Electric car advocates demand more cars

SACRAMENTO, CA

"The Air Resources Board is failing the people of California."

Environmentalists hope the California Air Resources Board, or CARB, listens to their pleas and saves the electric car.

The agency is set to vote on a plan Thursday that reduces the number of pure, zero-emissions electric vehicles carmakers have to sell over the next few years by 90-percent, from 25,000 to 2,500.

"They are, indeed, doing what automakers have asked for. Automakers have submitted a letter of their own, even asking for less than 10%, but certainly arguing that the fewer cars they're required to do the better," says Chelsea Sexton of Plug-In America.

The Air Resources Board already reduced the requirement once before because electric technology wasn't progressing as fast, particularly with the rise of hybrids.

If the Air Resources Board approves the reduction, it could hurt the new, all-electric roadster that went into production just this month.

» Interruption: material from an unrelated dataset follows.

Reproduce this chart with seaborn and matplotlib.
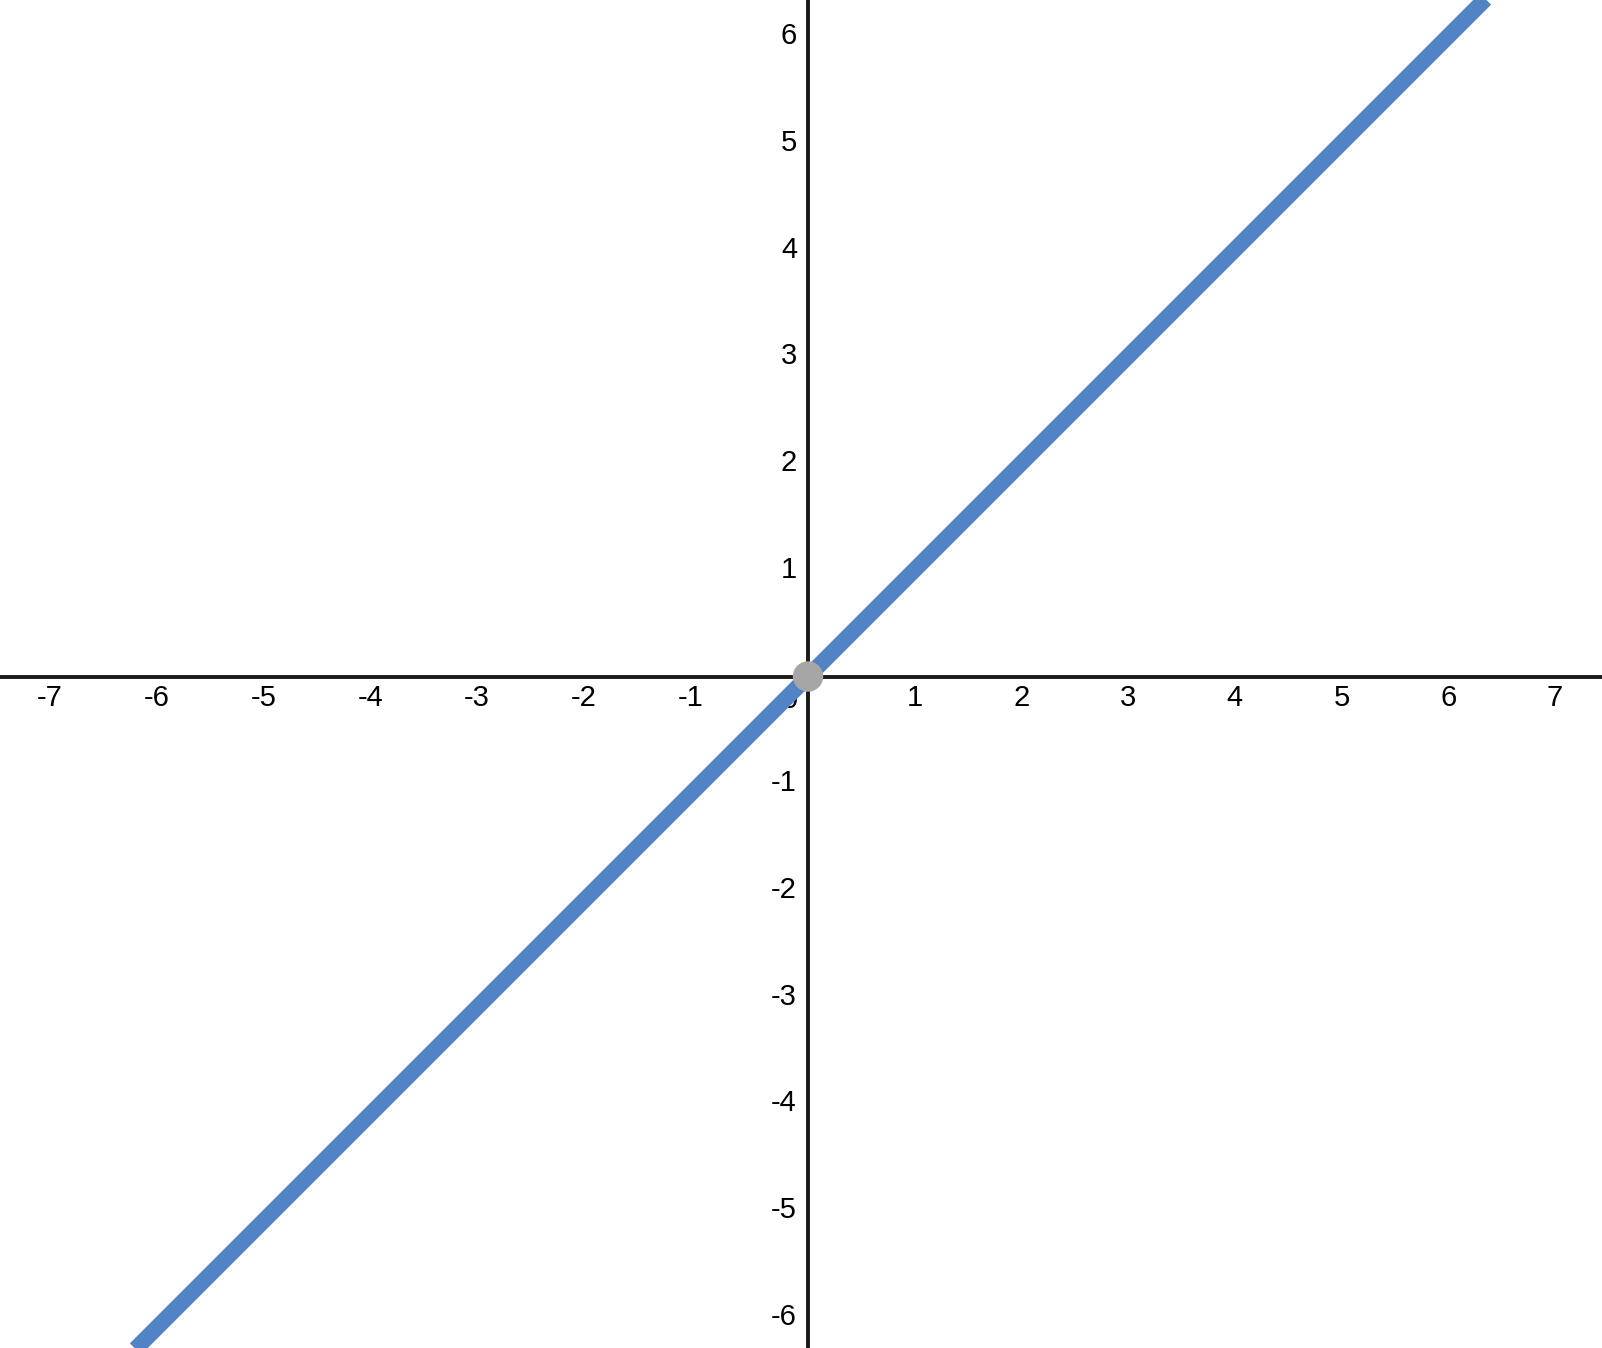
import matplotlib
matplotlib.use("Agg")
import matplotlib.pyplot as plt
import matplotlib.transforms as mtransforms
import seaborn as sns
import pandas as pd

# y = x through the origin
line_x = [-8, 8]
line_y = [-8, 8]
point_x = [0]
point_y = [0]
x_ticks = [-7, -6, -5, -4, -3, -2, -1, 1, 2, 3, 4, 5, 6, 7]
y_ticks = [-6, -5, -4, -3, -2, -1, 1, 2, 3, 4, 5, 6]

sns.set_style("white")
plt.rcParams['font.family'] = ['Liberation Sans', 'DejaVu Sans']

fig = plt.figure(figsize=(16.02, 13.48), dpi=100)
ax = fig.add_axes([0, 0, 1, 1])
ax.set_xlim(-808 / 106.7, (1602 - 808) / 106.7)
ax.set_ylim(-(1348 - 676.5) / 106.7, 676.5 / 106.7)
ax.axis("off")

ax.axhline(0, color="#1a1a1a", lw=2.8, zorder=1)
ax.axvline(0, color="#1a1a1a", lw=2.8, zorder=1)

fs = 21
for v in x_ticks:
    dx = -11 if v < 0 else 0
    tr = mtransforms.offset_copy(ax.transData, fig=fig, x=dx, y=-21.5, units="dots")
    ax.text(v, 0, str(v), transform=tr, ha="center", va="center", fontsize=fs,
            color="black", zorder=2)
tr0 = mtransforms.offset_copy(ax.transData, fig=fig, x=-18, y=-24, units="dots")
ax.text(0, 0, "0", transform=tr0, ha="center", va="center", fontsize=fs,
        color="black", zorder=2)
for v in y_ticks:
    tr = mtransforms.offset_copy(ax.transData, fig=fig, x=-11, y=0, units="dots")
    ax.text(0, v, str(v), transform=tr, ha="right", va="center", fontsize=fs,
            color="black", zorder=2)

df_line = pd.DataFrame({"x": line_x, "y": line_y})
sns.lineplot(data=df_line, x="x", y="y", ax=ax, color="#5283c4", lw=11.5,
             solid_capstyle="butt", zorder=3)
df_pt = pd.DataFrame({"x": point_x, "y": point_y})
sns.scatterplot(data=df_pt, x="x", y="y", ax=ax, color="#a6a6a6", s=480,
                edgecolor="none", zorder=4)

fig.savefig("out.png", dpi=100)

The Silicon Valley-based Tesla Motors has already pre-sold 1000 and wants CARB to keep other carmakers in the game.

The market will not grow as fast as we want it to grow. We seek competition. We're leaders in this space, and we can profit by greater competition," says Diarmuid O'Connell of Tesla Motors.

The Air Resources Board denies bowing to pressure from automakers. It just wants to leave room for other technologies like hydrogen and plug-in hybrids to develop, considering where pure electric vehicles are today.

"Frankly, we're finding that a lot of them aren't quite there yet. They're a little too expensive and we want to set realistic goals," Leo Kay of the California Air Resources Board

While a small electric SUV is in the $40,000 dollar range, the Tesla is nearly $100,000 dollars.